WRITTEN PROBLEM
Pull out every line with the word "this".

□ □ □ □ □

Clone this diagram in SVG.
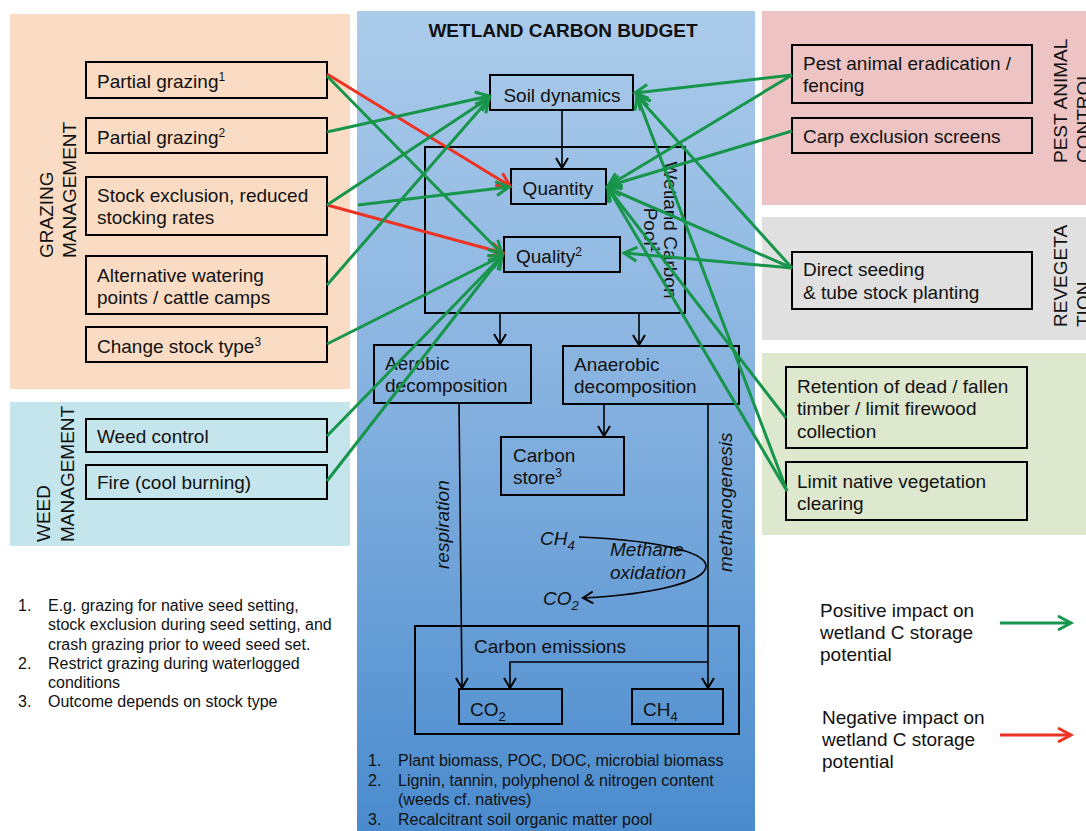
<svg xmlns="http://www.w3.org/2000/svg" width="1086" height="831" viewBox="0 0 1086 831">
<defs>
<linearGradient id="blueGrad" x1="0" y1="0" x2="0" y2="1">
<stop offset="0" stop-color="#ABCBEA"/>
<stop offset="0.45" stop-color="#88B3E0"/>
<stop offset="1" stop-color="#4A8BCE"/>
</linearGradient>
<marker id="ag" viewBox="-15 -9 18 18" markerWidth="18" markerHeight="18" refX="0" refY="0" orient="auto" markerUnits="userSpaceOnUse" overflow="visible">
<path d="M-13,-7 L0,0 L-13,7" fill="none" stroke="#17954A" stroke-width="3"/>
</marker>
<marker id="ar" viewBox="-15 -9 18 18" markerWidth="18" markerHeight="18" refX="0" refY="0" orient="auto" markerUnits="userSpaceOnUse" overflow="visible">
<path d="M-13,-7 L0,0 L-13,7" fill="none" stroke="#EC3324" stroke-width="3"/>
</marker>
<marker id="ak" viewBox="-12 -8 14 16" markerWidth="14" markerHeight="16" refX="0" refY="0" orient="auto" markerUnits="userSpaceOnUse" overflow="visible">
<path d="M-10,-6 L0,0 L-10,6" fill="none" stroke="#000" stroke-width="2"/>
</marker>
</defs>
<style>
text{font-family:"Liberation Sans",Arial,Helvetica,sans-serif;fill:#111;}
.t{font-size:19px;}
.f{font-size:16px;}
.it{font-style:italic;font-size:19px;}
.box{fill:none;stroke:#000;stroke-width:2;}
.g{stroke:#17954A;stroke-width:3;fill:none;marker-end:url(#ag);}
.r{stroke:#EC3324;stroke-width:3;fill:none;marker-end:url(#ar);}
.k{stroke:#000;stroke-width:1.6;fill:none;marker-end:url(#ak);}
</style>
<rect width="1086" height="831" fill="#fff"/>
<!-- panels -->
<g id="panels">
<rect x="10" y="14" width="340" height="375" fill="#FADCC4"/>
<rect x="10" y="402" width="340" height="144" fill="#C5E5ED"/>
<rect x="357" y="11" width="398" height="820" fill="url(#blueGrad)"/>
<rect x="762" y="11" width="324" height="194" fill="#EDC4C3"/>
<rect x="762" y="217" width="324" height="123" fill="#E0E0E0"/>
<rect x="762" y="353" width="324" height="182" fill="#DEE8CF"/>
</g>
<!-- panel labels -->
<g id="labels">
<text class="t" transform="translate(53,258) rotate(-90)">GRAZING<tspan x="0" dy="23">MANAGEMENT</tspan></text>
<text class="t" transform="translate(50,542) rotate(-90)">WEED<tspan x="0" dy="24">MANAGEMENT</tspan></text>
<text class="t" transform="translate(1067,163) rotate(-90)">PEST ANIMAL<tspan x="0" dy="23">CONTROL</tspan></text>
<text class="t" transform="translate(1067,327) rotate(-90)">REVEGETA<tspan x="0" dy="23">TION</tspan></text>
<text x="563" y="37" text-anchor="middle" style="font-size:19px;font-weight:bold">WETLAND CARBON BUDGET</text>
</g>
<!-- left nodes -->
<g id="partial1"><rect class="box" x="86" y="62" width="241" height="36"/><text class="t" x="97" y="88">Partial grazing<tspan font-size="12" dy="-7">1</tspan></text></g>
<g id="partial2"><rect class="box" x="86" y="118" width="241" height="35"/><text class="t" x="97" y="144">Partial grazing<tspan font-size="12" dy="-7">2</tspan></text></g>
<g id="stockexcl"><rect class="box" x="86" y="177" width="241" height="58"/><text class="t" x="97" y="202">Stock exclusion, reduced</text><text class="t" x="97" y="224">stocking rates</text></g>
<g id="altwater"><rect class="box" x="86" y="256" width="241" height="58"/><text class="t" x="97" y="282">Alternative watering</text><text class="t" x="97" y="304">points / cattle camps</text></g>
<g id="changestock"><rect class="box" x="86" y="327" width="241" height="35"/><text class="t" x="97" y="353">Change stock type<tspan font-size="12" dy="-7">3</tspan></text></g>
<g id="weedcontrol"><rect class="box" x="86" y="419" width="241" height="33"/><text class="t" x="97" y="443">Weed control</text></g>
<g id="fire"><rect class="box" x="86" y="465" width="241" height="34"/><text class="t" x="97" y="489">Fire (cool burning)</text></g>
<!-- right nodes -->
<g id="pest"><rect class="box" x="792" y="45" width="240" height="58"/><text class="t" x="803" y="70">Pest animal eradication /</text><text class="t" x="803" y="92">fencing</text></g>
<g id="carp"><rect class="box" x="792" y="118" width="240" height="35"/><text class="t" x="803" y="143">Carp exclusion screens</text></g>
<g id="seeding"><rect class="box" x="792" y="252" width="240" height="57"/><text class="t" x="803" y="276">Direct seeding</text><text class="t" x="803" y="299">&amp; tube stock planting</text></g>
<g id="retention"><rect class="box" x="786" y="367" width="241" height="81"/><text class="t" x="797" y="393">Retention of dead / fallen</text><text class="t" x="797" y="415">timber / limit firewood</text><text class="t" x="797" y="438">collection</text></g>
<g id="limitnative"><rect class="box" x="786" y="462" width="241" height="58"/><text class="t" x="797" y="488">Limit native vegetation</text><text class="t" x="797" y="510">clearing</text></g>
<!-- center nodes -->
<g id="soil"><rect class="box" x="490" y="75" width="143" height="35"/><text class="t" x="562" y="102" text-anchor="middle">Soil dynamics</text></g>
<g id="pool"><rect class="box" x="425" y="147" width="260" height="166"/><text class="t" transform="translate(664,230) rotate(90)" text-anchor="middle">Wetland Carbon<tspan x="0" dy="20">Pool<tspan font-size="12" dy="-7">1</tspan></tspan></text></g>
<g id="quantity"><rect class="box" x="511" y="169" width="95" height="35"/><text class="t" x="558" y="195" text-anchor="middle">Quantity</text></g>
<g id="quality"><rect class="box" x="504" y="237" width="116" height="35"/><text class="t" x="516" y="263">Quality<tspan font-size="12" dy="-7">2</tspan></text></g>
<g id="aerobic"><rect class="box" x="374" y="345" width="157" height="58"/><text class="t" x="385" y="370">Aerobic</text><text class="t" x="385" y="392">decomposition</text></g>
<g id="anaerobic"><rect class="box" x="563" y="346" width="176" height="58"/><text class="t" x="574" y="371">Anaerobic</text><text class="t" x="574" y="393">decomposition</text></g>
<g id="cstore"><rect class="box" x="501" y="437" width="123" height="58"/><text class="t" x="513" y="462">Carbon</text><text class="t" x="513" y="484">store<tspan font-size="12" dy="-7">3</tspan></text></g>
<g id="emissions"><rect class="box" x="415" y="626" width="324" height="108"/><text class="t" x="474" y="653">Carbon emissions</text></g>
<g id="co2"><rect class="box" x="459" y="689" width="103" height="35"/><text class="t" x="470" y="716">CO<tspan font-size="13" dy="5">2</tspan></text></g>
<g id="ch4"><rect class="box" x="632" y="689" width="91" height="35"/><text class="t" x="643" y="716">CH<tspan font-size="13" dy="5">4</tspan></text></g>
<!-- process labels -->
<g id="process-labels">
<text class="it" transform="translate(449,569) rotate(-90)">respiration</text>
<text class="it" transform="translate(732,572) rotate(-90)">methanogenesis</text>
<text class="it" x="540" y="545">CH<tspan font-size="13" dy="5">4</tspan></text>
<text class="it" x="610" y="556">Methane</text>
<text class="it" x="610" y="579">oxidation</text>
<text class="it" x="543" y="605">CO<tspan font-size="13" dy="5">2</tspan></text>
</g>
<!-- connectors -->
<g id="connectors">
<line class="k" x1="562" y1="110" x2="562" y2="168"/>
<line class="k" x1="500" y1="313" x2="500" y2="344"/>
<line class="k" x1="639" y1="313" x2="639" y2="345"/>
<line class="k" x1="604" y1="404" x2="604" y2="436"/>
<line class="k" x1="459" y1="403" x2="462" y2="688"/>
<line class="k" x1="708" y1="404" x2="708" y2="688"/>
<path class="k" d="M708,662 H510 V688"/>
<path class="k" d="M579,537 C760,545 735,590 583,598"/>
<line class="r" x1="327" y1="74" x2="510" y2="186"/>
<line class="r" x1="327" y1="205" x2="503" y2="253"/>
<line class="g" x1="327" y1="76" x2="502" y2="254"/>
<line class="g" x1="327" y1="132" x2="489" y2="96"/>
<line class="g" x1="327" y1="205" x2="489" y2="98"/>
<line class="g" x1="358" y1="205" x2="509" y2="187"/>
<line class="g" x1="327" y1="285" x2="489" y2="99"/>
<line class="g" x1="327" y1="344" x2="502" y2="256"/>
<line class="g" x1="327" y1="436" x2="502" y2="256"/>
<line class="g" x1="327" y1="481" x2="502" y2="256"/>
<line class="g" x1="792" y1="75" x2="635" y2="93"/>
<line class="g" x1="792" y1="75" x2="608" y2="186"/>
<line class="g" x1="792" y1="131" x2="608" y2="186"/>
<line class="g" x1="792" y1="268" x2="637" y2="96"/>
<line class="g" x1="792" y1="268" x2="608" y2="188"/>
<line class="g" x1="792" y1="268" x2="624" y2="253"/>
<line class="g" x1="786" y1="418" x2="608" y2="188"/>
<line class="g" x1="787" y1="491" x2="608" y2="188"/>
<line class="g" x1="787" y1="491" x2="637" y2="96"/>
</g>
<!-- footnotes -->
<g id="notes-left">
<text class="f" x="18" y="611">1.</text><text class="f" x="48" y="611">E.g. grazing for native seed setting,</text>
<text class="f" x="48" y="630">stock exclusion during seed setting, and</text>
<text class="f" x="48" y="650">crash grazing prior to weed seed set.</text>
<text class="f" x="18" y="669">2.</text><text class="f" x="48" y="669">Restrict grazing during waterlogged</text>
<text class="f" x="48" y="688">conditions</text>
<text class="f" x="18" y="707">3.</text><text class="f" x="48" y="707">Outcome depends on stock type</text>
</g>
<g id="notes-center">
<text class="f" x="368" y="766">1.</text><text class="f" x="398" y="766">Plant biomass, POC, DOC, microbial biomass</text>
<text class="f" x="368" y="786">2.</text><text class="f" x="398" y="786">Lignin, tannin, polyphenol &amp; nitrogen content</text>
<text class="f" x="398" y="805">(weeds cf. natives)</text>
<text class="f" x="368" y="825">3.</text><text class="f" x="398" y="825">Recalcitrant soil organic matter pool</text>
</g>
<!-- legend -->
<g id="legend">
<text class="t" x="820" y="617">Positive impact on</text>
<text class="t" x="820" y="639">wetland C storage</text>
<text class="t" x="820" y="661">potential</text>
<line class="g" x1="1000" y1="623" x2="1071" y2="623"/>
<text class="t" x="822" y="724">Negative impact on</text>
<text class="t" x="822" y="746">wetland C storage</text>
<text class="t" x="822" y="768">potential</text>
<line class="r" x1="1000" y1="735" x2="1071" y2="735"/>
</g>
</svg>
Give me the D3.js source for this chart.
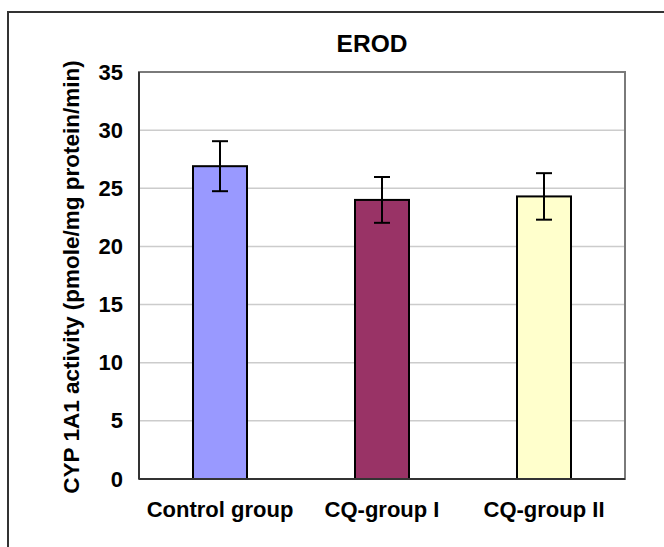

□ □ □ □ □

SOLUTION BELOW
Clone this diagram in SVG.
Give me the D3.js source for this chart.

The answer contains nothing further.